# Executive elite E2e



## 86mcss (Sep 16, 2013)

I bought one of these at a local flee market along with a few other flashlights the other two came with batteries so I just bought new ones but the E2e did not have any. After looking around in the forum I saw that that it should take 123 batteries I bought a pack and they didn't fit. What type of battery does it use? Thanks


----------



## Roger Sully (Sep 16, 2013)

:welcome:

Are you putting them in through the head or the tail? If you're putting them in the standard way it's not gonna work. Open the head and drop 'em in backwards.


----------



## FPSRelic (Sep 16, 2013)

It takes cr123a lithium primaries. Note though, that you put the batteries in by unscrewing the head from the light and install them negate end down. The batteries won't fit if you unscrew the tail cap and try to install them from that end.


----------



## kelmo (Sep 16, 2013)

86mcss said:


> I bought one of these at a local flee market along with a few other flashlights the other two came with batteries so I just bought new ones but the E2e did not have any. After looking around in the forum I saw that that it should take 123 batteries I bought a pack and they didn't fit. What type of battery does it use? Thanks



Welcome to CPF!

You load them by taking the head off. Make sure you don't drop the lamp when you're loading the batteries. You bought a dam fine flashlight!

kelmo


----------



## 86mcss (Sep 16, 2013)

Thanks guys for the replies. It looks like a great forum with great people. I just put the batteries in and bam it's bright.


----------



## Norm (Sep 16, 2013)

Moved to incandescent Flashlights - Norm

 What to post in the General Flashlight Discussion Sub Fourum.


----------



## m4a1usr (Sep 17, 2013)

My E2e is one of my favorite pocket lights. With a KL4 head it provides about as much light as any pocket light needs to. John


----------



## scout24 (Sep 17, 2013)

It's not really an E2e anymore at that point... :nana: While I agree that's a nice combo, especially with an McE2s tailcap setup, I humbly submit the E2e is best with the incan bulb of your choice installed. SF or Lumensfactory. :thumbsup: Still an awesome light.


----------



## Chrontius (Sep 18, 2013)

You found a great first light, Mcss.

My first Surefire was an E2e back in … maybe 2005. I still use it pretty frequently, and it's seen me through many projects.


----------



## kelmo (Sep 18, 2013)

scout24 said:


> ...I humbly submit the E2e is best with the incan bulb of your choice installed...

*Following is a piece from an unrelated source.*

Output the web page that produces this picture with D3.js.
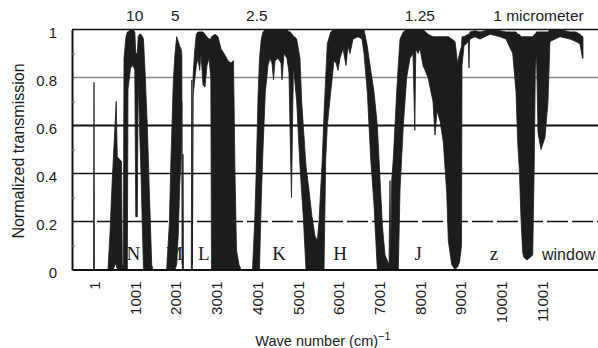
<!DOCTYPE html>
<html>
<head>
<meta charset="utf-8">
<script src="https://cdn.jsdelivr.net/npm/d3@7"></script>
<style>
  body { margin: 0; background: #fff; }
  svg { display: block; font-family: "Liberation Sans", Arial, sans-serif; }
</style>
</head>
<body>
<div id="chart"></div>
<script>
const waveNumber = [
  -10, 1, 13, 345, 394, 443, 475, 517, 546, 573, 676, 696, 720, 738, 787, 819, 836, 897, 958, 1003,
  1027, 1064, 1086, 1118, 1155, 1192, 1216, 1253, 1310, 1359, 1418, 1450,
  1786, 1850, 1891, 1948, 1990, 2031, 2071, 2105, 2137, 2157, 2169, 2186, 2198,
  2390, 2402, 2417, 2432, 2468, 2513, 2554, 2596, 2628, 2677, 2726, 2775, 2825, 2869,
  2886, 2972, 3046, 3119, 3193, 3291, 3365, 3426, 3463, 3500, 3561, 3610,
  3893, 3947, 3991, 4028, 4064, 4109, 4150, 4207, 4273, 4322, 4371, 4408, 4445, 4518, 4592, 4617,
  4666, 4739, 4788, 4825, 4850, 4874, 4899, 4923, 4977, 5058, 5100, 5139, 5206, 5280, 5353, 5427,
  5484, 5525, 5606, 5648, 5690, 5729, 5813, 5893, 5943, 5992, 6041, 6115, 6188, 6237, 6286, 6360,
  6483, 6581, 6630, 6711, 6795, 6876, 6957, 6999, 7080, 7146, 7244, 7268, 7288,
  7310, 7349, 7433, 7472, 7514, 7595, 7678, 7759, 7833, 7877, 7902, 7956, 8005, 8079, 8202, 8324,
  8373, 8423, 8496, 8577, 8661, 8700, 8784, 8865, 8926, 8975, 9024, 9036, 9085, 9190, 9208, 9220, 9233,
  9355, 9478, 9724, 9969, 10116, 10281, 10362, 10404, 10443, 10485, 10526, 10558, 10632, 10706,
  10772, 10811, 10836, 10865, 10902, 10975, 11073, 11147, 11196, 11442, 11687, 11834, 11933, 11994, 12006
];
const transHigh = [
  0, 0.78, 0, 0, 0.15, 0.35, 0.46, 0.6, 0.7, 0.47, 0.45, 0.02, 0.02, 0.88, 0.97, 0.99, 0.99, 1.0, 1.0, 0.99,
  0.9, 0.9, 0.97, 0.98, 0.98, 0.97, 0.96, 0.83, 0.6, 0.33, 0.02, 0,
  0, 0.19, 0.46, 0.78, 0.9, 0.97, 0.95, 0.93, 0.92, 0.9, 0.02, 0.48, 0,
  0, 0.79, 0.02, 0.8, 0.9, 0.98, 0.99, 0.99, 0.99, 0.99, 0.98, 0.97, 0.96, 0.96,
  0.97, 0.98, 0.97, 0.92, 0.9, 0.87, 0.86, 0.87, 0.4, 0.08, 0.02, 0,
  0, 0.2, 0.45, 0.72, 0.88, 0.96, 0.99, 1.0, 1.0, 1.0, 1.0, 1.0, 1.0, 1.0, 1.0, 1.0,
  1.0, 1.0, 0.99, 0.99, 0.98, 0.98, 0.97, 0.97, 0.96, 0.88, 0.7, 0.6, 0.43, 0.33, 0.22, 0.14,
  0.12, 0.2, 0.46, 0.65, 0.8, 0.94, 0.99, 1.0, 1.0, 1.0, 1.0, 1.0, 1.0, 1.0, 1.0, 1.0,
  1.0, 1.0, 1.0, 0.93, 0.83, 0.74, 0.6, 0.46, 0.185, 0.06, 0.02, 0.37, 0.05,
  0.37, 0.46, 0.74, 0.85, 0.96, 0.99, 1.0, 1.0, 1.0, 1.0, 1.0, 1.0, 1.0, 1.0, 0.98, 0.97,
  0.97, 0.97, 0.97, 0.97, 0.97, 0.97, 0.96, 0.95, 0.86, 0.9, 0.93, 0.97, 0.97, 0.98, 0.98, 0.98, 0.99,
  0.995, 0.99, 1.0, 0.995, 0.99, 0.99, 0.99, 0.98, 0.98, 0.97, 0.97, 0.97, 0.97, 0.97,
  0.97, 0.98, 0.98, 0.99, 0.99, 0.99, 0.99, 0.99, 1.0, 1.0, 0.99, 0.99, 0.98, 0.97, 0.97
];
const transLow = [
  0, 0, 0, 0, 0, 0, 0, 0.02, 0.02, 0, 0, 0, 0, 0, 0, 0, 0.75, 0.84, 0.85, 0.83,
  0.22, 0.22, 0.8, 0.6, 0.4, 0.15, 0, 0, 0, 0, 0, 0,
  0, 0, 0, 0, 0, 0.02, 0.15, 0.35, 0.46, 0.7, 0, 0, 0,
  0, 0, 0, 0.72, 0.78, 0.85, 0.88, 0.83, 0.9, 0.77, 0.76, 0.85, 0.88, 0.8,
  0, 0, 0, 0, 0, 0, 0, 0, 0, 0, 0, 0,
  0, 0, 0, 0, 0, 0.3, 0.5, 0.74, 0.85, 0.88, 0.86, 0.79, 0.87, 0.88, 0.86, 0.79,
  0.9, 0.88, 0.82, 0.5, 0.3, 0.6, 0.85, 0.8, 0.7, 0.43, 0.32, 0.22, 0, 0, 0, 0,
  0, 0, 0, 0, 0.46, 0.6, 0.74, 0.87, 0.86, 0.83, 0.88, 0.92, 0.85, 0.93, 0.9, 0.96,
  0.97, 0.96, 0.9, 0.74, 0.46, 0.27, 0, 0, 0, 0, 0, 0, 0,
  0, 0, 0, 0, 0.33, 0.6, 0.8, 0.88, 0.9, 0.58, 0.92, 0.9, 0.92, 0.85, 0.8, 0.7,
  0.56, 0.66, 0.62, 0.53, 0.32, 0.12, 0.02, 0, 0.01, 0.03, 0.1, 0.85, 0.93, 0.95, 0.84, 0.95, 0.96,
  0.97, 0.96, 0.98, 0.97, 0.96, 0.9, 0.74, 0.53, 0.42, 0.21, 0.07, 0.05, 0.04, 0.05,
  0.06, 0.46, 0.84, 0.9, 0.57, 0.5, 0.55, 0.7, 0.95, 0.97, 0.96, 0.95, 0.94, 0.88, 0.88
];

const yTicks = [0, 0.2, 0.4, 0.6, 0.8, 1];
const yMinorTicks = [0.1, 0.3, 0.5, 0.7, 0.9];
const xTicks = [1, 1001, 2001, 3001, 4001, 5001, 6001, 7001, 8001, 9001, 10001, 11001];
const wavelengths = [10, 5, 2.5, 1.25, 1];
const wavelengthLabels = ['10', '5', '2.5', '1.25', '1 micrometer'];
const bandNames = ['N', 'M', 'L', 'K', 'H', 'J', 'z'];
const bandWave = [966, 1977, 2697, 4548, 6041, 7961, 9822];

const width = 598;
const height = 348;

const x = d3.scaleLinear().domain([-539, 12375]).range([72, 598]);
const y = d3.scaleLinear().domain([0, 1]).range([269.5, 29.5]);

const svg = d3.select('#chart')
  .append('svg')
  .attr('width', width)
  .attr('height', height);

// horizontal gridlines, each one drawn a bit differently in the original
const gridStyle = {
  0.2: { color: '#111', w: 1.5, dash: '21,4' },
  0.4: { color: '#111', w: 1.5, dash: null },
  0.6: { color: '#111', w: 2, dash: null },
  0.8: { color: '#8a8a8a', w: 1.5, dash: null },
  1: { color: '#111', w: 1.5, dash: null }
};

svg.append('g')
  .attr('class', 'grid')
  .selectAll('line')
  .data(yTicks.filter(d => d > 0))
  .enter()
  .append('line')
  .attr('x1', x.range()[0])
  .attr('x2', x.range()[1])
  .attr('y1', d => y(d))
  .attr('y2', d => y(d))
  .attr('stroke', d => gridStyle[d].color)
  .attr('stroke-width', d => gridStyle[d].w)
  .attr('stroke-dasharray', d => gridStyle[d].dash);

const spectrum = waveNumber.map((w, i) => ({ w, lo: transLow[i], hi: transHigh[i] }));

const area = d3.area()
  .x(d => x(d.w))
  .y0(d => y(d.lo))
  .y1(d => y(d.hi));

svg.append('path')
  .datum(spectrum)
  .attr('class', 'spectrum')
  .attr('d', area)
  .attr('fill', '#1c1c1c')
  .attr('stroke', '#1c1c1c')
  .attr('stroke-width', 0.8)
  .attr('stroke-linejoin', 'round');

// band names sit just above the axis
svg.append('g')
  .attr('class', 'bands')
  .selectAll('text')
  .data(bandNames)
  .enter()
  .append('text')
  .attr('x', (d, i) => x(bandWave[i]))
  .attr('y', y(0.04))
  .attr('text-anchor', 'middle')
  .style('font-family', '"Liberation Serif", "Times New Roman", serif')
  .style('font-size', '19px')
  .attr('fill', '#1c1c1c')
  .text(d => d);

svg.append('text')
  .attr('x', x(11000))
  .attr('y', y(0.04))
  .style('font-size', '16px')
  .attr('fill', '#1c1c1c')
  .text('window');

// left axis
const yAxis = svg.append('g')
  .attr('transform', `translate(${x.range()[0]},0)`)
  .call(d3.axisLeft(y).tickValues(yTicks).tickSize(0).tickPadding(15).tickFormat(d => d));
yAxis.select('.domain').attr('stroke', '#111').attr('stroke-width', 2);
yAxis.selectAll('text')
  .style('font-size', '15px')
  .style('font-family', '"Liberation Sans", Arial, sans-serif')
  .attr('fill', '#1c1c1c')
  .attr('dy', '0.5em');

svg.append('g')
  .attr('transform', `translate(${x.range()[0]},0)`)
  .call(d3.axisRight(y).tickValues(yMinorTicks).tickSize(3).tickFormat(''))
  .call(g => g.select('.domain').remove())
  .selectAll('line')
  .attr('stroke', '#777');

// bottom axis, labels turned on their side
const xAxis = svg.append('g')
  .attr('transform', `translate(0,${y(0)})`)
  .call(d3.axisBottom(x).tickValues(xTicks).tickSize(0).tickSizeOuter(0).tickFormat(d3.format('d')));
xAxis.select('.domain').attr('stroke', '#111').attr('stroke-width', 2);
xAxis.selectAll('text')
  .attr('transform', 'rotate(-90)')
  .attr('text-anchor', 'end')
  .attr('x', -12)
  .attr('y', 0)
  .attr('dy', '0.36em')
  .style('font-size', '15px')
  .style('font-family', '"Liberation Sans", Arial, sans-serif')
  .attr('fill', '#1c1c1c');

// wavelength markers above the frame
svg.append('g')
  .attr('class', 'wavelengths')
  .selectAll('text')
  .data(wavelengths)
  .enter()
  .append('text')
  .attr('x', d => x(1e4 / d))
  .attr('dx', (d, i) => i === wavelengths.length - 1 ? -8 : 0)
  .attr('y', 21)
  .attr('text-anchor', (d, i) => i === wavelengths.length - 1 ? 'start' : 'middle')
  .style('font-size', '15.5px')
  .attr('fill', '#1c1c1c')
  .text((d, i) => wavelengthLabels[i]);

svg.append('text')
  .attr('transform', 'translate(23.5,151) rotate(-90)')
  .attr('text-anchor', 'middle')
  .style('font-size', '16px')
  .attr('fill', '#1c1c1c')
  .text('Normalized transmission');

const xTitle = svg.append('text')
  .attr('x', 323)
  .attr('y', 346)
  .attr('text-anchor', 'middle')
  .style('font-size', '14.5px')
  .attr('fill', '#1c1c1c')
  .text('Wave number (cm)');
xTitle.append('tspan')
  .attr('dy', -6)
  .style('font-size', '11px')
  .text('\u22121');
</script>
</body>
</html>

scout24 is right! It was ment to be an incan. Don't forget the MN02 LA! 25 lumens of incan goodness for 2+ hours.


----------



## 86mcss (Sep 18, 2013)

It looks like a great flashlight the light output is good considering it is an incandescent bulb. I bought an inova xo3 and that one is brighter but considering I only paid a dollar for it, it was an awesome deal.


----------



## LGT (Sep 18, 2013)

One dollar for a SF executive elite E2e!!! You stumbled upon a great find. The E2e has been my favorite light since I bought it. While I have dozens of led's that run longer, throw further and are more durable, this remains one of my favorite lights. It ranks #1 on the will never sell list.


----------



## archimedes (Sep 18, 2013)

$1 ? ... nice buy


----------



## ampdude (Sep 22, 2013)

$1 for a Surefire E2e and neither the seller or the buyer knew what they were buying or selling. What State do you live in, I might have to visit some flee markets down there.


----------



## 86mcss (Sep 23, 2013)

Im in California. They guy I got it from did not sell just flashlights he sold storage unit stuff. Most if the stuff he had was random. I just happened to look in a box that had some hex keys/wrenches and I picked up the flashlights. Of course he had more of them but the ones I got were the better ones the other ones were the ones you buy at harbor freight. I have another flashlight I don't know what brand it is it has LEDs but it has a nice aluminum body and it takes 3 aaa batteries.


----------



## yifu (Sep 27, 2013)

$1? At that price you can get a Veleno/Lumenfactory LED tower module to upgrade it to around 300 lumens OTF, get precisionworks to bore it for 17670/18650 cells, upgrade the tailcap and it'll still cost less than a brand new E2E. I'll take it off you for $60...


----------